Red Hat OpenShift AI is a cloud-native AI platform that bundles together many popular model management projects, including KServe.

This example shows how to use KServe with RHOAI to deploy a model on OpenShift, using a modelcar image to load the model without requiring any connection to Huggingface Hub.

Deploying with KServe

Prerequisites

  • A running Kubernetes cluster with RHOAI installed
  • Image pull credentials for registry.redhat.io/rhelai1
  • Spyre accelerators available in the cluster
  1. Create a ServingRuntime to serve your models.

      oc apply -f - <<EOF
      apiVersion: serving.kserve.io/v1alpha1
      kind: ServingRuntime
      metadata:
        name: vllm-spyre-runtime
        annotations:
          openshift.io/display-name: vLLM IBM Spyre ServingRuntime for KServe
          opendatahub.io/recommended-accelerators: '["ibm.com/aiu_pf"]'
        labels:
          opendatahub.io/dashboard: "true"
      spec:
        multiModel: false
        supportedModelFormats:
          - autoSelect: true
            name: vLLM
        containers:
          - name: kserve-container
            image: quay.io/ibm-aiu/vllm-spyre:latest.amd64
            args:
              - /mnt/models
              - --served-model-name={{.Name}}
            env:
              - name: HF_HOME
                value: /tmp/hf_home
              # Static batching configurations can also be set on each InferenceService
              - name: VLLM_SPYRE_WARMUP_BATCH_SIZES
                value: '4'
              - name: VLLM_SPYRE_WARMUP_PROMPT_LENS
                value: '1024'
              - name: VLLM_SPYRE_WARMUP_NEW_TOKENS
                value: '256'
            ports:
              - containerPort: 8000
                protocol: TCP
      EOF
    
  2. Create an InferenceService for each model you want to deploy.
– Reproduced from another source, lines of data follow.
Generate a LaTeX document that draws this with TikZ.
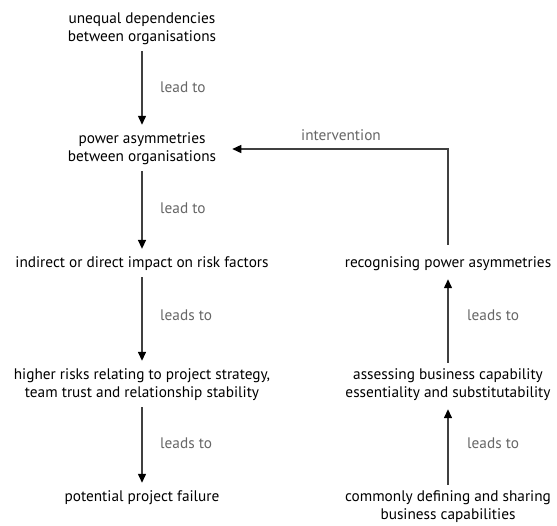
\documentclass[tikz,border=0pt]{standalone}
\usepackage{fontspec}
\setmainfont{PT Sans}
\usetikzlibrary{arrows.meta}
\definecolor{linegray}{HTML}{404040}
\definecolor{labelgray}{HTML}{666666}

\begin{document}
\begin{tikzpicture}[x=1pt,y=-1pt,
  stage/.style={align=center, inner sep=0pt, font=\fontsize{15.3}{18}\selectfont},
  note/.style={anchor=west, inner sep=0pt, text=labelgray, font=\fontsize{15.3}{18}\selectfont},
  flow/.style={draw=linegray, line width=1.4pt, shorten <=6pt, shorten >=8pt,
    -{Triangle[width=8pt,length=9pt,color=black]}}]
  \useasboundingbox (0,0) rectangle (557,525);
  % left column: consequences
  \node[stage] (udep) at (142,29) {unequal dependencies\\between organisations};
  \node[stage] (pasym) at (142,149) {power asymmetries\\between organisations};
  \node[stage] (impact) at (142,264) {indirect or direct impact on risk factors};
  \node[stage] (risks) at (142,385) {higher risks relating to project strategy,\\team trust and relationship stability};
  \node[stage] (fail) at (142,498) {potential project failure};
  % right column: remedy
  \node[stage] (recog) at (448,264) {recognising power asymmetries};
  \node[stage] (assess) at (448,385) {assessing business capability\\essentiality and substitutability};
  \node[stage] (define) at (448,507) {commonly defining and sharing\\business capabilities};
  % connectors
  \draw[flow] (udep) -- (pasym);
  \draw[flow] (pasym) -- (impact);
  \draw[flow] (impact) -- (risks);
  \draw[flow] (risks) -- (fail);
  \draw[flow] (define) -- (assess);
  \draw[flow] (assess) -- (recog);
  \draw[flow, shorten <=12pt, shorten >=16pt] (recog.north) |- (pasym.east);
  % labels
  \node[note] (lab1) at (160,87) {lead to};
  \node[note] (lab2) at (160,208) {lead to};
  \node[note] (lab3) at (160,315) {leads to};
  \node[note] (lab4) at (160,443) {leads to};
  \node[note] (lab5) at (467,315) {leads to};
  \node[note] (lab6) at (467,443) {leads to};
  \node[note, anchor=center] (lab7) at (341,135) {intervention};
\end{tikzpicture}
\end{document}
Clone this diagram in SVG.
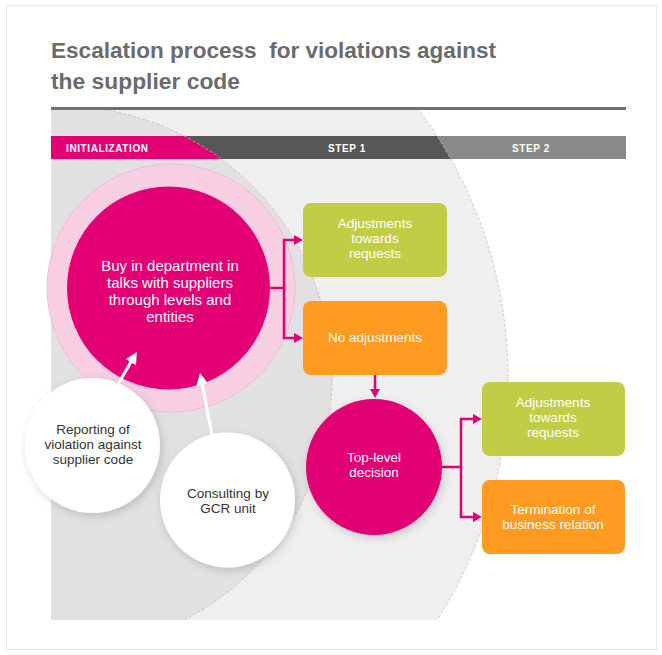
<svg xmlns="http://www.w3.org/2000/svg" width="662" height="655" viewBox="0 0 662 655">
<style>
.title{font-family:"Liberation Sans",Arial,sans-serif;font-weight:bold;font-size:22px;fill:#6b6b6b;white-space:pre}
.hdr{font-family:"Liberation Sans",Arial,sans-serif;font-weight:bold;font-size:10px;fill:#fff;letter-spacing:0.6px}
.wt{font-family:"Liberation Sans",Arial,sans-serif;font-size:13.5px;fill:#fff;text-anchor:middle}
.bt{font-family:"Liberation Sans",Arial,sans-serif;font-size:15px;fill:#fff;text-anchor:middle}
.dt{font-family:"Liberation Sans",Arial,sans-serif;font-size:13.5px;fill:#333;text-anchor:middle}
.arc{fill:none;stroke:#f0a3c6;stroke-width:0.8;stroke-dasharray:3 2}
.conn{fill:none;stroke:#e20074;stroke-width:2.5;stroke-linejoin:miter}
.warr{fill:none;stroke:#fff;stroke-width:3}
.green{fill:#c1cd45}
.orange{fill:#ff9b21}
.mag{fill:#e20074}
.white{fill:#fff}
</style>
<defs>
<clipPath id="area"><rect x="51" y="110" width="575" height="510"/></clipPath>
<clipPath id="bar"><rect x="51" y="136" width="575" height="23"/></clipPath>
<filter id="sh" x="-30%" y="-30%" width="160%" height="160%">
<feDropShadow dx="2" dy="3" stdDeviation="4" flood-color="#000" flood-opacity="0.16"/>
</filter>
<marker id="pa" markerUnits="userSpaceOnUse" markerWidth="9" markerHeight="10" refX="2" refY="5" orient="auto">
<path d="M0,0 L9,5 L0,10 z" fill="#e20074"/>
</marker>
<marker id="wa" markerUnits="userSpaceOnUse" markerWidth="12" markerHeight="12" refX="3" refY="6" orient="auto">
<path d="M0,0 L12,6 L0,12 z" fill="#fff"/>
</marker>
</defs>

<rect x="0" y="0" width="662" height="655" fill="#fff"/>
<rect x="6.5" y="5.5" width="650" height="644" fill="none" stroke="#e8e8e8" stroke-width="1"/>

<g id="title">
<text class="title" x="51" y="58" textLength="445" lengthAdjust="spacingAndGlyphs" xml:space="preserve">Escalation process  for violations against</text>
<text class="title" x="51" y="89" textLength="189" lengthAdjust="spacingAndGlyphs">the supplier code</text>
<line x1="51" y1="108.5" x2="626" y2="108.5" stroke="#707070" stroke-width="3"/>
</g>

<g id="background" clip-path="url(#area)">
<rect x="51" y="110" width="575" height="510" fill="#fff"/>
<circle cx="60" cy="378" r="448" fill="#efefef"/>
<circle cx="60" cy="378" r="272" fill="#e1e1e1"/>
</g>

<g id="header" clip-path="url(#bar)">
<rect x="51" y="136" width="575" height="23" fill="#898989"/>
<circle cx="60" cy="378" r="448" fill="#575757"/>
<circle cx="60" cy="378" r="272" fill="#e20074"/>
</g>
<g id="header-labels">
<text class="hdr" x="66" y="152">INITIALIZATION</text>
<text class="hdr" x="347" y="152" text-anchor="middle">STEP 1</text>
<text class="hdr" x="531" y="152" text-anchor="middle">STEP 2</text>
</g>

<g id="zone-arcs" clip-path="url(#area)">
<circle class="arc" cx="60" cy="378" r="448"/>
<circle class="arc" cx="60" cy="378" r="272"/>
</g>

<g id="buy-in">
<circle cx="171" cy="288" r="124" fill="#f8cfe2" stroke="#f3b3cf" stroke-width="0.8"/>
<circle class="mag" cx="168.5" cy="288" r="101.5"/>
<text class="bt" x="170" y="271">Buy in department in</text>
<text class="bt" x="170" y="288">talks with suppliers</text>
<text class="bt" x="170" y="305">through levels and</text>
<text class="bt" x="170" y="322">entities</text>
</g>

<g id="connectors">
<path class="conn" d="M270,288 H284"/>
<path class="conn" d="M284,289 V240 H296" marker-end="url(#pa)"/>
<path class="conn" d="M284,287 V338 H296" marker-end="url(#pa)"/>
<path class="conn" d="M375,375 V391" marker-end="url(#pa)"/>
<path class="conn" d="M442,467 H461"/>
<path class="conn" d="M461,468 V419 H475" marker-end="url(#pa)"/>
<path class="conn" d="M461,466 V517 H475" marker-end="url(#pa)"/>
<path class="warr" d="M117,386 L132.3,359.7" marker-end="url(#wa)"/>
<path class="warr" d="M213,440 L201.7,381.8" marker-end="url(#wa)"/>
</g>

<g id="adj1">
<rect class="green" x="303" y="203" width="144" height="74" rx="8"/>
<text class="wt" x="375" y="228">Adjustments</text>
<text class="wt" x="375" y="243">towards</text>
<text class="wt" x="375" y="258">requests</text>
</g>

<g id="noadj">
<rect class="orange" x="303" y="301" width="144" height="74" rx="8"/>
<text class="wt" x="375" y="342">No adjustments</text>
</g>

<g id="toplevel">
<circle class="mag" cx="374" cy="467" r="68" filter="url(#sh)"/>
<text class="wt" x="374" y="462">Top-level</text>
<text class="wt" x="374" y="477">decision</text>
</g>

<g id="adj2">
<rect class="green" x="482" y="382" width="143" height="74" rx="8"/>
<text class="wt" x="553" y="407">Adjustments</text>
<text class="wt" x="553" y="422">towards</text>
<text class="wt" x="553" y="437">requests</text>
</g>

<g id="termination">
<rect class="orange" x="482" y="480" width="143" height="74" rx="8"/>
<text class="wt" x="553" y="514">Termination of</text>
<text class="wt" x="553" y="529">business relation</text>
</g>

<g id="reporting">
<circle class="white" cx="92.5" cy="445.5" r="67.5" filter="url(#sh)"/>
<text class="dt" x="93" y="434">Reporting of</text>
<text class="dt" x="93" y="449">violation against</text>
<text class="dt" x="93" y="464">supplier code</text>
</g>

<g id="consulting">
<circle class="white" cx="227.5" cy="500" r="67.5" filter="url(#sh)"/>
<text class="dt" x="228" y="498">Consulting by</text>
<text class="dt" x="228" y="513">GCR unit</text>
</g>
</svg>
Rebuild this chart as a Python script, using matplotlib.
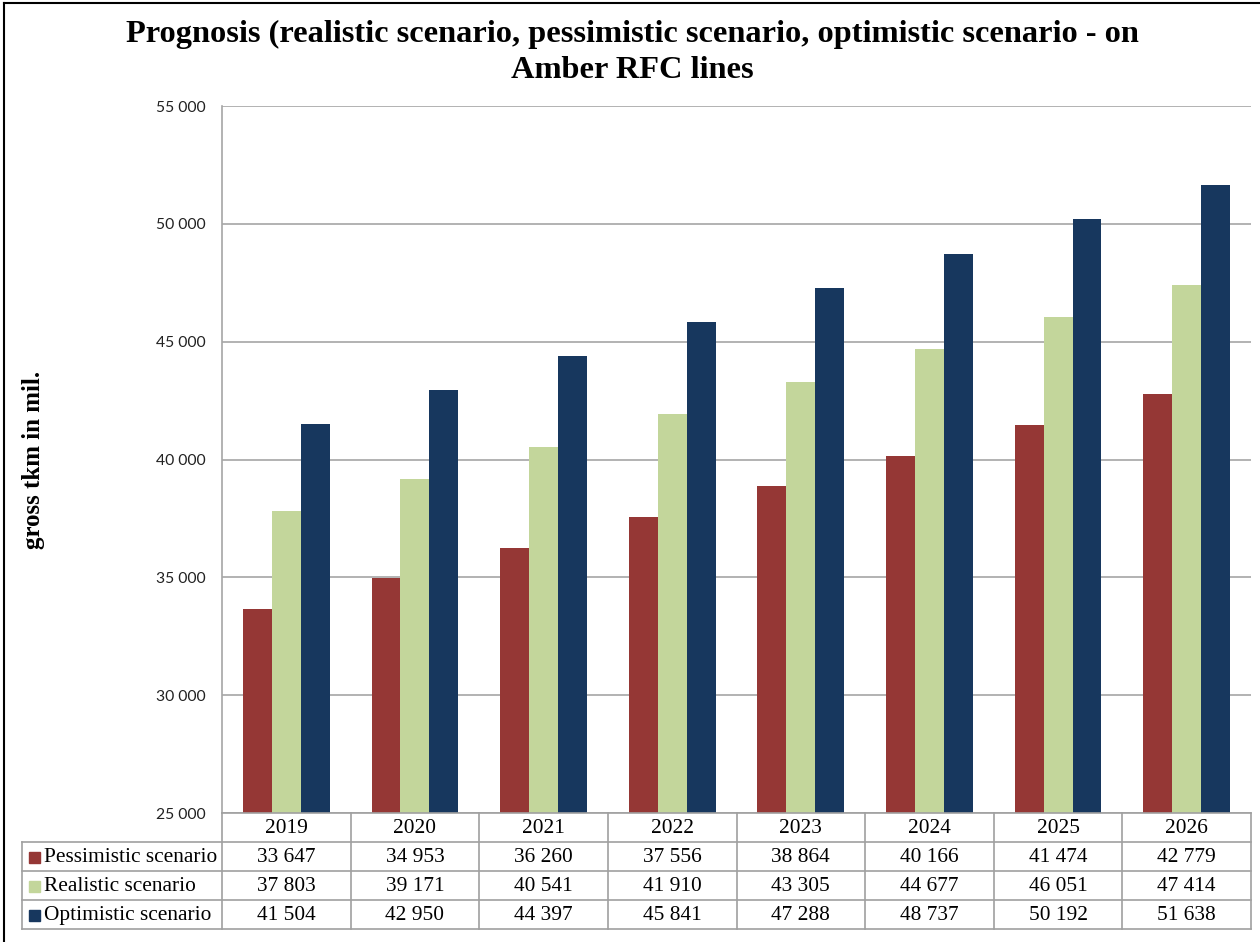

This example demonstrates how to deploy the Granite model ibm-granite/granite-3.1-8b-instruct.

    oc apply -f - <<EOF
    apiVersion: serving.kserve.io/v1beta1
    kind: InferenceService
    metadata:
      annotations:
        openshift.io/display-name: granite-3-1-8b-instruct
        serving.kserve.io/deploymentMode: RawDeployment
      name: granite-3-1-8b-instruct
      labels:
        opendatahub.io/dashboard: 'true'
    spec:
      predictor:
        imagePullSecrets:
          - name: oci-registry
        maxReplicas: 1
        minReplicas: 1
        model:
          modelFormat:
            name: vLLM
          name: ''
          resources:
            limits:
              ibm.com/aiu_pf: '1'
            requests:
              ibm.com/aiu_pf: '1'
          runtime: vllm-spyre-runtime
          storageUri: 'oci://registry.redhat.io/rhelai1/modelcar-granite-3-1-8b-instruct:1.5'
          volumeMounts:
            - mountPath: /dev/shm
              name: shm
        schedulerName: aiu-scheduler
        tolerations:
          - effect: NoSchedule
            key: ibm.com/aiu_pf
            operator: Exists
                  spec:
        volumes:
          # This volume may need to be larger for bigger models and running tensor-parallel inference with more cards
          - name: shm
            emptyDir:
              medium: Memory
              sizeLimit: "2Gi"
    EOF
    
  3. To test your InferenceService, refer to the KServe documentation on model inference with vLLM.